A number of verbs were derived from the first lăctāre by prefixation, which are mostly synonyms or very similar in meaning. They are the following: adlectāre or allectāre ‘to allure, to entice’; dēlectāre ‘delight, please, amuse, fascinate, etc.’, and derived from it, the first conjugation, deponent condēlectārī ‘to be delighted with something’; inlectāre or illectāre ‘entice, attract, allure’; oblectāre ‘delight, please, amuse’; prōlectāre ‘to entice, allure’; and sublectāre ‘to wheedle, cajole, coax’. Only one of these verbs has left a significant legacy in English and Spanish, namely dēlectāre, so we will discuss this verb below after we discuss the verb dēllicĕre, which has the same prefix. Lat. allectāre has given us Eng. allect, a very rare verb borrowed from Latin in the 15th century with the meaning ‘to entice, allure; to attract’ (OED).


[1] The OED tells us that laquear is an English word, borrowed at some point as a technical term, primarily in Architecture, with a meaning similar to the original word’s, namely ‘a ceiling consisting of paneled recessed compartments, with bands between the panels’ (SOED), though the word has also been use in Anatomy. The use of this term in English seems to have been minimal, however, and most dictionaries do not mention this word. The OED associates this term with the Latin noun lăquĕus, a rather controversial etymology.

[2] Sp. laquear developed in Spanish from the noun laca that refers to ‘a glossy resinous substance used on wood or metal for protection and to give it a shiny surface’. English has two versions of the equivalent word, lac and lacquer, the latter of which is more common and comes through a French/Portuguese variant of the word that had an r in it.
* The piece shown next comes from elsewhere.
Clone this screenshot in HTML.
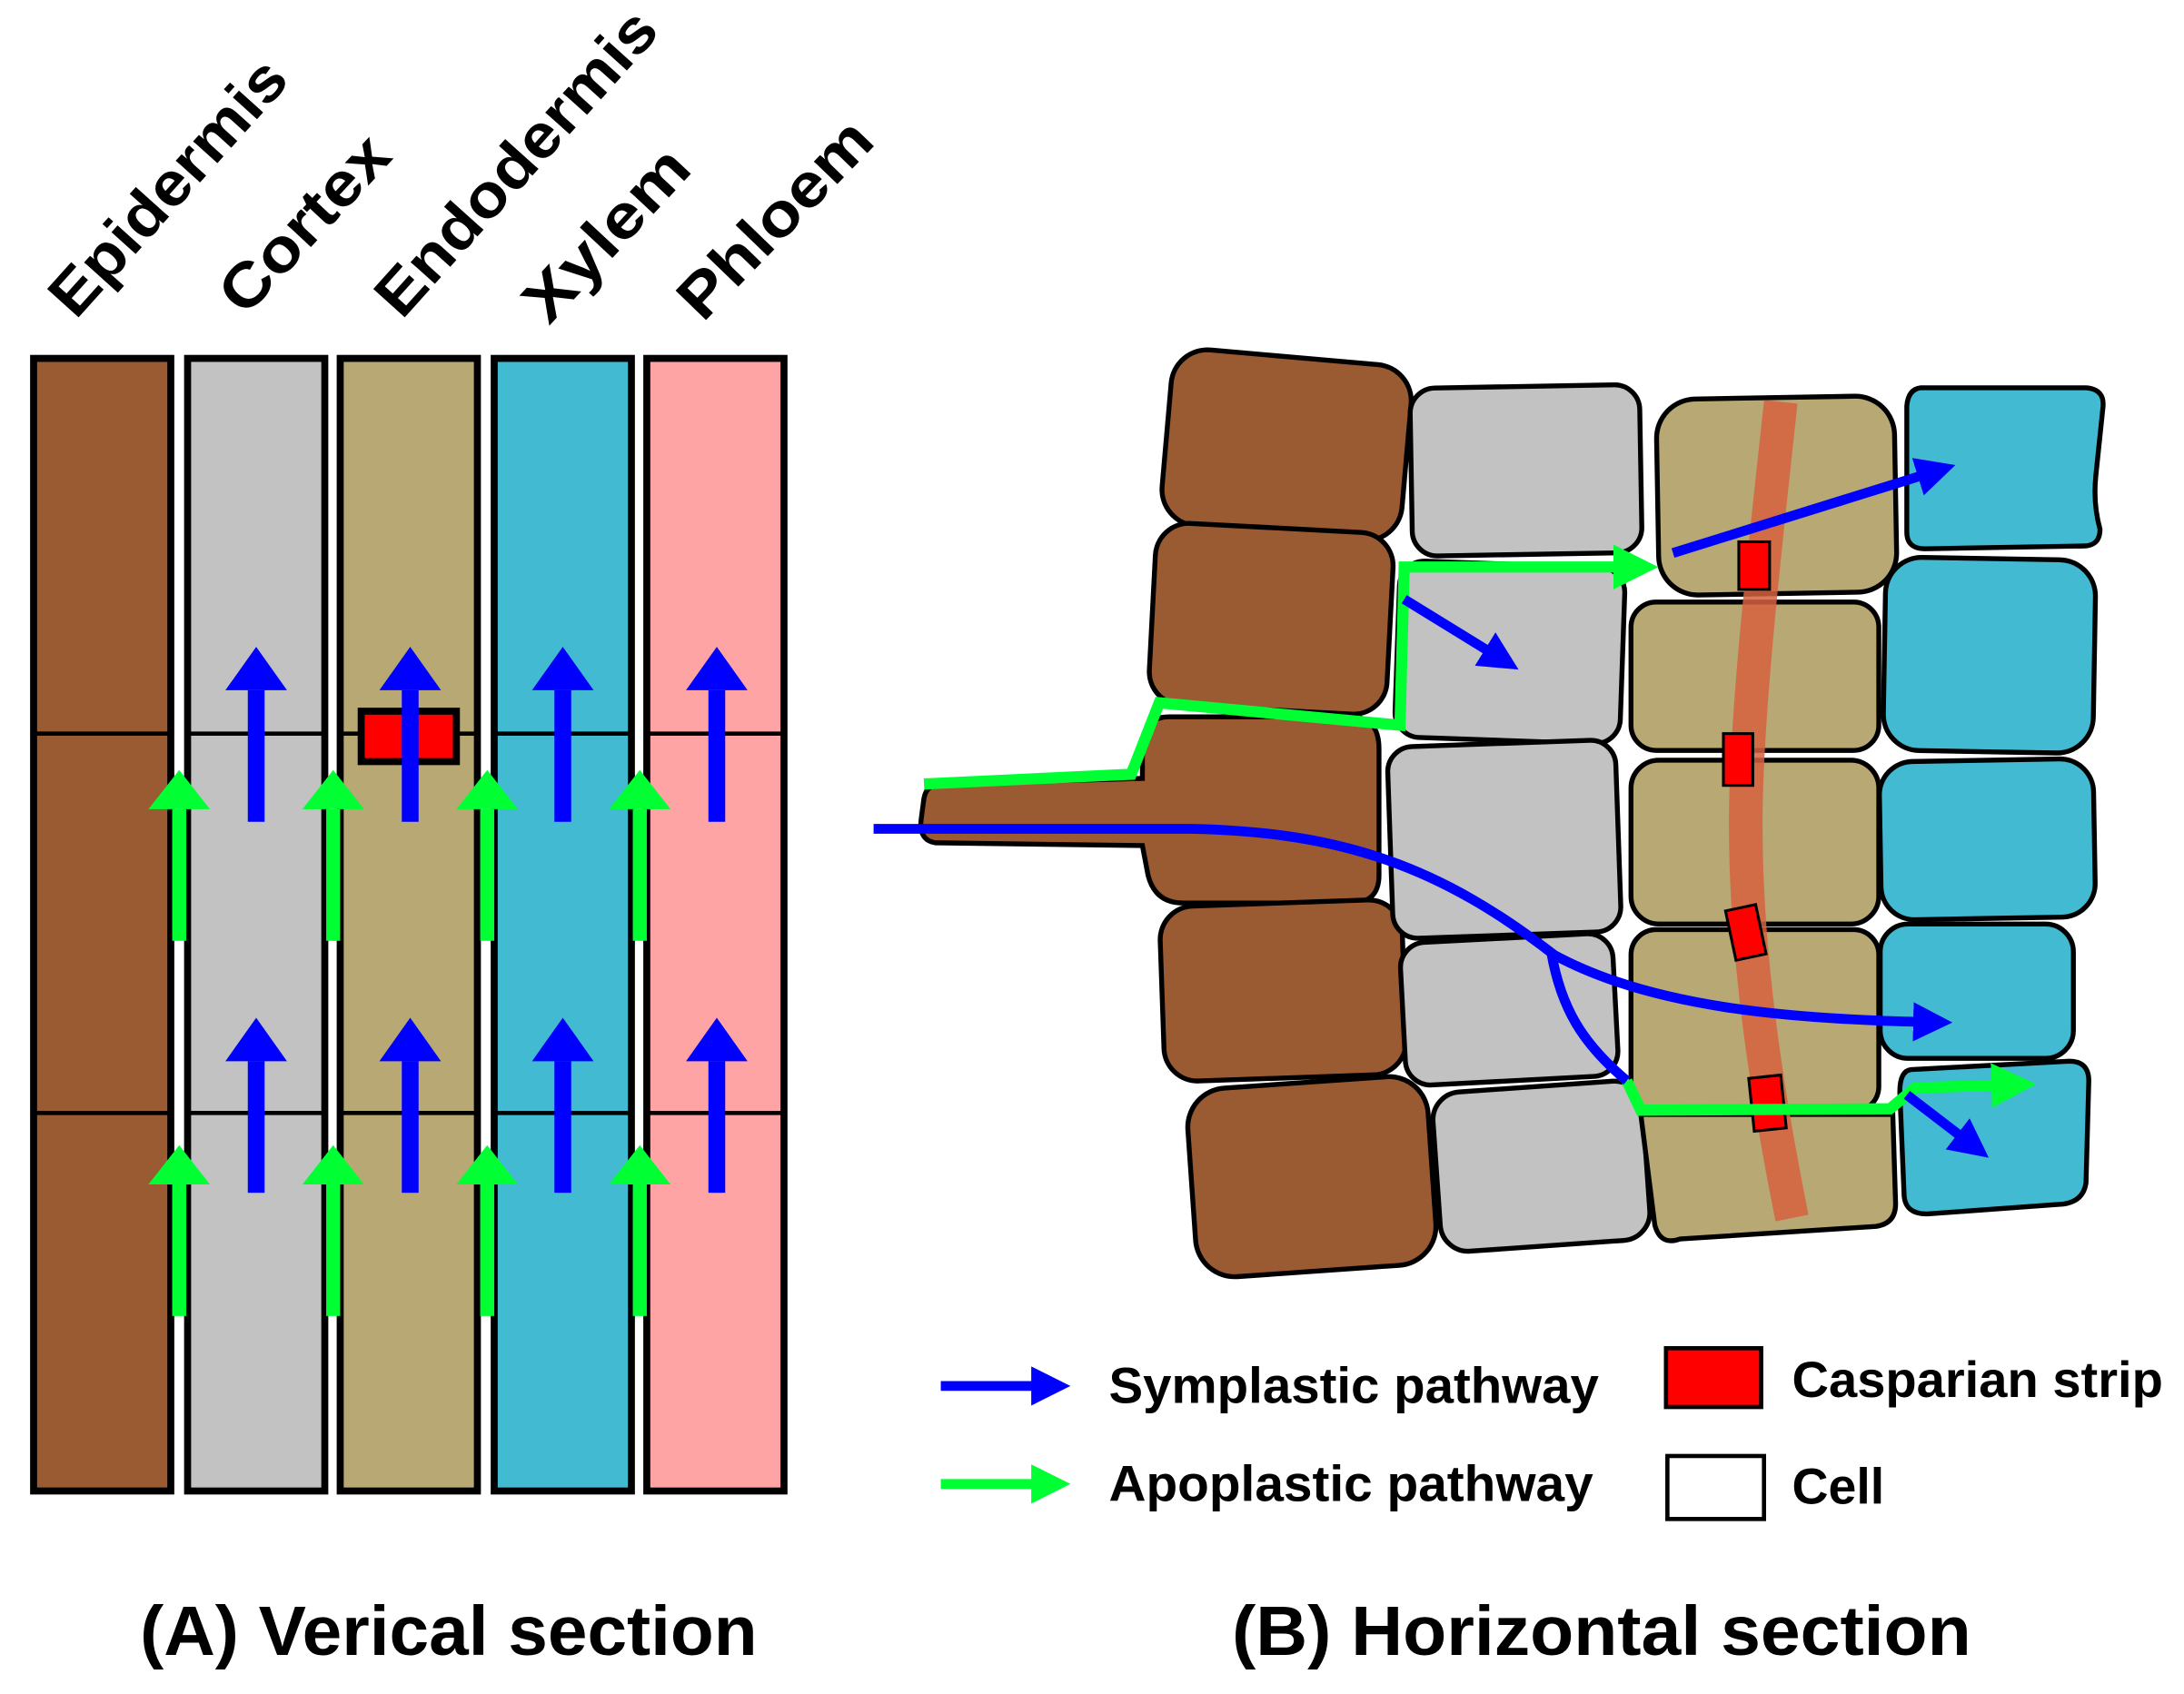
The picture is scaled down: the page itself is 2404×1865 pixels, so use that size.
<!DOCTYPE html>
<html><head><meta charset="utf-8"><style>
html,body{margin:0;padding:0;background:#fff;}
svg{display:block;}
text{font-family:"Liberation Sans",sans-serif;font-weight:bold;fill:#000;}
</style></head><body>
<svg width="2404" height="1865" viewBox="0 0 1560 1210" preserveAspectRatio="none" xmlns="http://www.w3.org/2000/svg">
<defs>
<marker id="bh" markerWidth="4" markerHeight="4" refX="1.2" refY="2" orient="auto" markerUnits="strokeWidth"><path d="M0,0 L4,2 L0,4 z" fill="#0000ff"/></marker>
<marker id="gh" markerWidth="4" markerHeight="4" refX="1.2" refY="2" orient="auto" markerUnits="strokeWidth"><path d="M0,0 L4,2 L0,4 z" fill="#00ff33"/></marker>
<g id="ba" fill="#0000ff"><rect x="-6" y="31" width="12" height="94"/><polygon points="0,0 -22,31 22,31"/></g>
<g id="ga" fill="#00ff33"><rect x="-5" y="28" width="10" height="94"/><polygon points="0,0 -22,28 22,28"/></g>
</defs>
<g font-size="44">
<text transform="translate(54,229) rotate(-48)" textLength="230" lengthAdjust="spacingAndGlyphs">Epidermis</text>
<text transform="translate(175,227) rotate(-47)" textLength="156" lengthAdjust="spacingAndGlyphs">Cortex</text>
<text transform="translate(287,229) rotate(-48)" textLength="277" lengthAdjust="spacingAndGlyphs">Endodermis</text>
<text transform="translate(392,233) rotate(-47)" textLength="152" lengthAdjust="spacingAndGlyphs">Xylem</text>
<text transform="translate(502,231) rotate(-46)" textLength="179" lengthAdjust="spacingAndGlyphs">Phloem</text>
</g>
<g stroke="#000" stroke-width="5">
<rect x="24" y="256" width="98" height="809" fill="#9a5a32"/>
<rect x="134" y="256" width="98" height="809" fill="#c2c2c2"/>
<rect x="243" y="256" width="98" height="809" fill="#b7a874"/>
<rect x="353" y="256" width="98" height="809" fill="#42bad2"/>
<rect x="462" y="256" width="98" height="809" fill="#ffa4a4"/>
<g stroke-width="3">
<line x1="24" y1="524" x2="122" y2="524"/><line x1="134" y1="524" x2="232" y2="524"/><line x1="243" y1="524" x2="341" y2="524"/><line x1="353" y1="524" x2="451" y2="524"/><line x1="462" y1="524" x2="560" y2="524"/>
<line x1="24" y1="795" x2="122" y2="795"/><line x1="134" y1="795" x2="232" y2="795"/><line x1="243" y1="795" x2="341" y2="795"/><line x1="353" y1="795" x2="451" y2="795"/><line x1="462" y1="795" x2="560" y2="795"/>
</g>
<rect x="258" y="508" width="68" height="36" fill="#ff0000"/>
</g>
<use href="#ba" x="183" y="462"/><use href="#ba" x="293" y="462"/><use href="#ba" x="402" y="462"/><use href="#ba" x="512" y="462"/>
<use href="#ba" x="183" y="727"/><use href="#ba" x="293" y="727"/><use href="#ba" x="402" y="727"/><use href="#ba" x="512" y="727"/>
<use href="#ga" x="128" y="550"/><use href="#ga" x="238" y="550"/><use href="#ga" x="348" y="550"/><use href="#ga" x="457" y="550"/>
<use href="#ga" x="128" y="818"/><use href="#ga" x="238" y="818"/><use href="#ga" x="348" y="818"/><use href="#ga" x="457" y="818"/>
<g stroke="#000" stroke-width="3.5">
<g fill="#9a5a32">
<rect x="833" y="255" width="172" height="126" rx="26" transform="rotate(5 919 318)"/>
<rect x="823" y="377" width="170" height="130" rx="24" transform="rotate(3 908 442)"/>
<path d="M835,512 L965,512 Q985,512 985,535 L985,625 Q985,645 965,645 L845,645 Q825,645 820,625 L816,604 L668,602 Q656,600 658,585 L660,570 Q662,560 672,560 L816,556 L816,530 Q818,512 835,512 Z"/>
<rect x="830" y="645" width="173" height="125" rx="24" transform="rotate(-2 916 707)"/>
<rect x="851" y="773" width="172" height="135" rx="28" transform="rotate(-4 937 840)"/>
</g>
<g fill="#c2c2c2">
<rect x="1008" y="276" width="164" height="120" rx="18" transform="rotate(-1 1090 336)"/>
<rect x="998" y="403" width="161" height="126" rx="18" transform="rotate(2 1078 466)"/>
<rect x="993" y="531" width="163" height="137" rx="18" transform="rotate(-2 1074 600)"/>
<rect x="1002" y="670" width="152" height="102" rx="18" transform="rotate(-3 1078 721)"/>
<rect x="1026" y="776" width="150" height="114" rx="20" transform="rotate(-4 1101 833)"/>
</g>
<g fill="#b7a874">
<rect x="1184" y="284" width="170" height="140" rx="28" transform="rotate(-1 1269 354)"/>
<rect x="1165" y="430" width="177" height="106" rx="18"/>
<rect x="1165" y="543" width="177" height="117" rx="20"/>
<rect x="1165" y="664" width="177" height="130" rx="18"/>
<path d="M1172,796 L1352,796 L1354,860 Q1354,874 1340,876 L1200,885 Q1186,890 1182,875 Z"/>
</g>
<g fill="#42bad2">
<path d="M1372,277 L1490,277 Q1504,278 1502,292 L1497,340 Q1495,360 1500,378 Q1500,390 1488,390 L1375,392 Q1362,392 1362,380 L1362,290 Q1363,278 1372,277 Z"/>
<rect x="1346" y="399" width="150" height="138" rx="26" transform="rotate(1 1421 468)"/>
<rect x="1343" y="543" width="153" height="113" rx="24" transform="rotate(-1 1420 600)"/>
<rect x="1343" y="660" width="138" height="96" rx="20"/>
<path d="M1365,764 L1478,758 Q1492,758 1492,772 L1490,845 Q1488,858 1474,860 L1378,867 Q1360,868 1360,852 L1357,780 Q1357,765 1365,764 Z"/>
</g>
</g>
<path d="M1272,287 C1262,380 1248,500 1247,580 C1246,680 1262,780 1280,870" fill="none" stroke="#d6613f" stroke-opacity="0.85" stroke-width="24"/>
<g fill="#ff0000" stroke="#000" stroke-width="2">
<rect x="1242" y="387" width="22" height="34"/>
<rect x="1231" y="524" width="21" height="37"/>
<rect x="1236" y="648" width="22" height="36" transform="rotate(-12 1247 666)"/>
<rect x="1251" y="769" width="23" height="38" transform="rotate(-6 1262 788)"/>
</g>
<g fill="none" stroke="#00ff33" stroke-width="8">
<path d="M660,560 L808,553 L828,502 L1000,518 L1003,405 L1162,405" marker-end="url(#gh)"/>
<path d="M1162,772 L1172,793 L1350,792 L1368,777 L1432,775" marker-end="url(#gh)"/>
</g>
<g fill="none" stroke="#0000ff" stroke-width="7">
<path d="M624,592 L850,592 C960,594 1030,620 1110,682 C1180,720 1280,728 1375,730" marker-end="url(#bh)"/>
<path d="M1108,680 C1115,720 1130,745 1162,772"/>
<path d="M1195,395 L1378,338" marker-end="url(#bh)"/>
<path d="M1003,428 L1068,468" marker-end="url(#bh)"/>
<path d="M1362,782 L1405,815" marker-end="url(#bh)"/>
</g>
<g stroke-width="7" fill="none">
<path d="M672,990 L745,990" stroke="#0000ff" marker-end="url(#bh)"/>
<path d="M672,1060 L745,1060" stroke="#00ff33" marker-end="url(#gh)"/>
</g>
<rect x="1190" y="963" width="68" height="42" fill="#ff0000" stroke="#000" stroke-width="3"/>
<rect x="1191" y="1040" width="69" height="45" fill="#fff" stroke="#000" stroke-width="3"/>
<g font-size="36">
<text x="792" y="1002" textLength="350" lengthAdjust="spacingAndGlyphs">Symplastic pathway</text>
<text x="792" y="1072" textLength="346" lengthAdjust="spacingAndGlyphs">Apoplastic pathway</text>
<text x="1280" y="998" textLength="265" lengthAdjust="spacingAndGlyphs">Casparian strip</text>
<text x="1280" y="1074" textLength="66" lengthAdjust="spacingAndGlyphs">Cell</text>
</g>
<g font-size="50">
<text x="100" y="1182" textLength="441" lengthAdjust="spacingAndGlyphs">(A) Verical section</text>
<text x="880" y="1182" textLength="528" lengthAdjust="spacingAndGlyphs">(B) Horizontal section</text>
</g>
</svg>
</body></html>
These words are not related in any way to Lat. lăquĕus or lăquĕar(e), since its ultimate source is a word in an Indo-Iranian language (through Persian and Arabic sources) that referred to a type of red dye.

Eng. shellac is a combination of the words shell and lac and it refers to ‘lac resin melted into thin flakes, used for making varnish’. The word is a calque of the French phrase laque en écailles ‘lac in thin plates’. Spanish uses lac for lacquer, lac, and shellac.

[3] The adjectives Eng. illicit and Sp. ilícito are loanwords from Lat. illĭcĭtus ‘not allowed, forbidden’, formed from the negative prefix in‑ and the adjective licĭtus ‘lawful’, derived from the identical passive participle of the verb licēre ‘to be allowed, permitted’, a second conjugation impersonal verb whose principal parts were: licet, licēre, licuit, licitum.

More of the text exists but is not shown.